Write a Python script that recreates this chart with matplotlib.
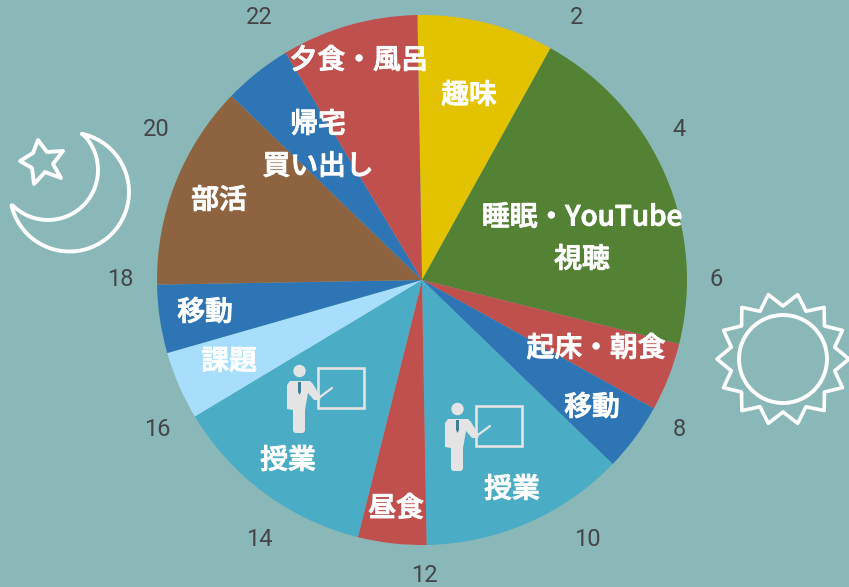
import matplotlib
matplotlib.use("Agg")
import matplotlib.pyplot as plt
import matplotlib.patheffects as pe
import numpy as np
from matplotlib.patches import Circle, Rectangle, Polygon

plt.rcParams['font.family'] = ['Noto Sans CJK JP', 'DejaVu Sans']

# hours of the day, starting from midnight and going clockwise
hours = [2, 5, 1, 1, 3, 1, 3, 1, 1, 3, 1, 2]
colors = ['#E3C300', '#548235', '#C0504D', '#2E75B6', '#4BACC6', '#C0504D',
          '#4BACC6', '#A6DEFC', '#2E75B6', '#8E6340', '#2E75B6', '#C0504D']

slice_labels = ['趣味', '睡眠・YouTube', '視聴', '起床・朝食', '移動', '授業',
                '昼食', '授業', '課題', '移動', '部活', '帰宅', '買い出し', '夕食・風呂']
slice_label_x = [469, 582, 582, 596, 592, 512, 396, 288, 229, 205, 219, 318, 318, 359]
slice_label_y = [95, 217, 259, 348, 407, 489, 508, 460, 361, 312, 200, 124, 166, 60]

clock_labels = ['2', '4', '6', '8', '10', '12', '14', '16', '18', '20', '22']
clock_x = [577, 679, 716, 679, 587, 424, 259, 157, 120, 156, 259]
clock_y = [17, 129, 280, 430, 540, 576, 539, 430, 280, 129, 17]

BG = '#8AB8B8'
W, H = 849, 587
CX, CY, R = 422, 280, 265

fig = plt.figure(figsize=(W / 100, H / 100), dpi=100, facecolor=BG)
ax = fig.add_axes([0, 0, 1, 1])

# y axis runs downward so everything below is in picture pixels
ax.pie(hours, colors=colors, startangle=-91, counterclock=True,
       center=(CX, CY), radius=R, frame=True, wedgeprops={'linewidth': 0})
ax.set_xlim(0, W)
ax.set_ylim(H, 0)
ax.set_aspect('equal')
ax.axis('off')


def teacher(dx, dy):
    grey = '#E4E4E4'
    ax.add_patch(Rectangle((318 + dx, 368 + dy), 46, 40, fill=False, ec=grey, lw=1.9))
    ax.plot([320 + dx, 332 + dx], [397 + dy, 388 + dy], color=grey, lw=1.6,
            solid_capstyle='round')
    ax.add_patch(Circle((299.5 + dx, 371 + dy), 6.2, fc=grey, ec='none'))
    body = [(290, 381), (310, 381), (313, 384), (319, 394), (321, 397), (320, 400),
            (314, 400), (308, 393), (305, 410), (305, 431), (303, 433), (295, 433),
            (293, 431), (293, 410), (287, 409), (287, 385)]
    ax.add_patch(Polygon([(x + dx, y + dy) for x, y in body], fc=grey, ec='none'))
    ax.add_patch(Polygon([(298 + dx, 382 + dy), (301 + dx, 382 + dy), (301 + dx, 392 + dy),
                          (299.5 + dx, 395 + dy), (298 + dx, 392 + dy)], fc='#3F7F96', ec='none'))


teacher(0, 0)
teacher(158, 38)

# moon outline, two arcs between the tips
a1 = np.radians(np.linspace(-78, 167, 80))
a2 = np.radians(np.linspace(135, -43, 60))
mx = np.r_[69.5 + 59.5 * np.cos(a1), 48 + 50 * np.cos(a2)]
my = np.r_[192 + 59.5 * np.sin(a1), 170 + 50 * np.sin(a2)]
ax.add_patch(Polygon(np.c_[mx, my], closed=True, fill=False, ec='white', lw=2.8, joinstyle='round'))

star = [(38, 140), (47, 152), (63, 151), (53, 164), (61, 178), (45, 172),
        (34, 184), (32, 168), (20, 161), (33, 153)]
ax.add_patch(Polygon(star, closed=True, fill=False, ec='white', lw=2.8, joinstyle='round'))

# sun
n = 14
t = np.radians(np.arange(2 * n) * 180 / n)
r = np.where(np.arange(2 * n) % 2 == 0, 66, 53)
ax.add_patch(Polygon(np.c_[783 + r * np.cos(t), 359 + r * np.sin(t)], closed=True, fill=False,
                     ec='white', lw=2.6, joinstyle='round'))
ax.add_patch(Circle((783, 359), 44, fill=False, ec='white', lw=2.8))

# medium weight plus a thin outline, closer to the rounded font of the original
stroke = [pe.withStroke(linewidth=0.7, foreground='white')]
for s, x, y in zip(slice_labels, slice_label_x, slice_label_y):
    ax.text(x, y, s, color='white', fontsize=20, fontweight='medium', ha='center', va='center',
            path_effects=stroke)

for s, x, y in zip(clock_labels, clock_x, clock_y):
    ax.text(x, y, s, color='#454545', fontsize=17, fontweight='normal', ha='center', va='center',
            family=['Roboto', 'DejaVu Sans'])

fig.savefig('out.png', dpi=100, facecolor=BG)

» DIRECTION: Starting with the first line of the data above and ending with the line containing "plt.rcParams['font.family'] = ['Noto", please restate every line exactly, leaving images out.

» SOLUTION TO THIS EXERCISE:
Write a Python script that recreates this chart with matplotlib.
import matplotlib
matplotlib.use("Agg")
import matplotlib.pyplot as plt
import matplotlib.patheffects as pe
import numpy as np
from matplotlib.patches import Circle, Rectangle, Polygon

plt.rcParams['font.family'] = ['Noto Sans CJK JP', 'DejaVu Sans']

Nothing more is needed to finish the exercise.